Excited about taking the LSAT? Maybe not, if you don't think you'll do well.
Interesting though, more than any other standardized test, the LSAT tends to inspire a rash of cancellations whenever it's time for someone to take the test.
Before thinking about canceling your scores, here are a few things you should consider:
If you think you performed poorly on your LSAT, know that having a bad score on your record isn't nearly as bad as it used to be.
Before, virtually every law school would average LSAT scores if you took the test more than once. Law schools were required by the Law School Admission Council (LSAC) to report the average scores for all students when divulging information about their incoming classes. LSAC had produced numerous studies showing that small variations in LSAT score were predictively meaningless. In other words, it's no surprise that a student who got a 150 on one test can score a 153 on the next test, and that difference in scores isn't predictive of a better performance in law school.
The LSAC changed its reporting requirements nearly a decade ago, and now only requires that schools report the highest LSAT score for each of their students. As a direct result, the policy of averaging multiple scores has been slowly changing over the course of the past few years, and many schools now take only the highest score.
If you feel like you did poorly on the test, that might not mean you actually did poorly. It's also possible to feel great about the test, but score much lower than expected.

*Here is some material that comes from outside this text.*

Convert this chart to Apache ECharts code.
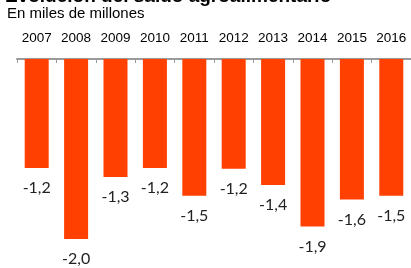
<!DOCTYPE html>
<html>
<head>
<meta charset="utf-8">
<script src="https://cdn.jsdelivr.net/npm/echarts@6/dist/echarts.min.js"></script>
<style>html,body{margin:0;padding:0;background:#fff}#c{width:411px;height:268px}</style>
</head>
<body>
<div id="c"></div>
<script>
const years = ['2007','2008','2009','2010','2011','2012','2013','2014','2015','2016'];
const saldo = [-1.21, -2.0, -1.31, -1.21, -1.52, -1.22, -1.40, -1.86, -1.56, -1.52];
const titleText = 'Evolución del saldo agroalimentario';
const subtitleText = 'En miles de millones';

const chart = echarts.init(document.getElementById('c'), null, {renderer: 'canvas'});
chart.setOption({
  animation: false,
  backgroundColor: '#fff',
  title: [
    {text: titleText, left: 5, top: -13, padding: 0,
     textStyle: {fontFamily: 'Liberation Sans', fontSize: 19, fontWeight: 'bold', color: '#000'}},
    {text: subtitleText, left: 7, top: 6, padding: 0,
     textStyle: {fontFamily: 'Liberation Sans', fontSize: 15, fontWeight: 'normal', color: '#000'}}
  ],
  grid: {left: 17, right: 0, top: 59, bottom: 29},
  xAxis: {
    type: 'category', data: years, position: 'top',
    axisLine: {lineStyle: {color: '#9a9a9a', width: 2}},
    axisTick: {show: true, inside: true, length: 4, lineStyle: {color: '#9a9a9a', width: 1}},
    axisLabel: {fontFamily: 'Liberation Sans', fontSize: 13.5, color: '#000', margin: 14}
  },
  yAxis: {
    type: 'value', min: -2, max: 0, show: false, splitLine: {show: false}
  },
  series: [{
    type: 'bar', data: saldo, barWidth: 24,
    itemStyle: {color: '#ff4000'},
    label: {
      show: true, position: 'bottom', distance: 12,
      fontFamily: 'Lato', fontSize: 16, color: '#222',
      formatter: p => p.value.toFixed(1).replace('.', ',')
    }
  }]
});
</script>
</body>
</html>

A good indicator that shows you many need to cancel your score is if you think you've bombed because, say, you normally do four games and you only got through three, then it's probably best to cancel. Not every school takes the highest LSAT score, so canceling is a good idea if you're sure your score is lower than normal.
If you strongly suspect you've bombed and you're not in a time crunch (for example, you're taking the December test and you're not planning to apply until the next admissions cycle, so you have February, June, and October available for retests), you may want to cancel.
If you've planned ahead and have several more test dates available — and are confident that you'll have the time to do additional, high quality preparation — it might be a good idea to cancel.
If, for example, you're taking the October test and want to apply in the current admissions cycle, canceling becomes a riskier proposition. Most law schools work on rolling admissions (which means they evaluate applications as they receive them).
Generally speaking, getting in becomes slightly harder as rolling admissions season advances. So putting off your test until December essentially costs you a point or two to your LSAT score. Nothing huge, but still, another factor if you don't have solid evidence that you've done poorly.
You are only allowed to take the LSAT three times in any two-year period. Canceling one score is, ultimately, probably not a big deal. Canceling more than once will only allow you one score that counts during those two years, and will additionally look pretty bad to most law schools. Something going wrong one test day can happen to anyone, but something going wrong two test days can start to look like a problem to law school admissions.
In the final analysis, if you have strong reason to believe you've done poorly, and if you have time to prepare for and take the test again, there's nothing wrong with canceling one LSAT score.
Only cancel one LSAT score, if necessary.
Only cancel an LSAT score if you are absolutely certain you didn't do well, and you don't mind putting off law school for a year or more so you have time to retake with proper preparation.
Don't forget that rolling admissions rewards earlier applications, so if you don't have a strong reason to believe you've done poorly, and retaking will delay your applications, you probably shouldn't cancel.
Don't forget that a whole lot of schools will consider only your highest LSAT score, which makes having a single poor score on your record less of an issue than it was in the days that almost every school averaged LSAT scores. However, be sure to contact schools directly for their current policies. There are lists all over the Internet, but schools change these policies all the time.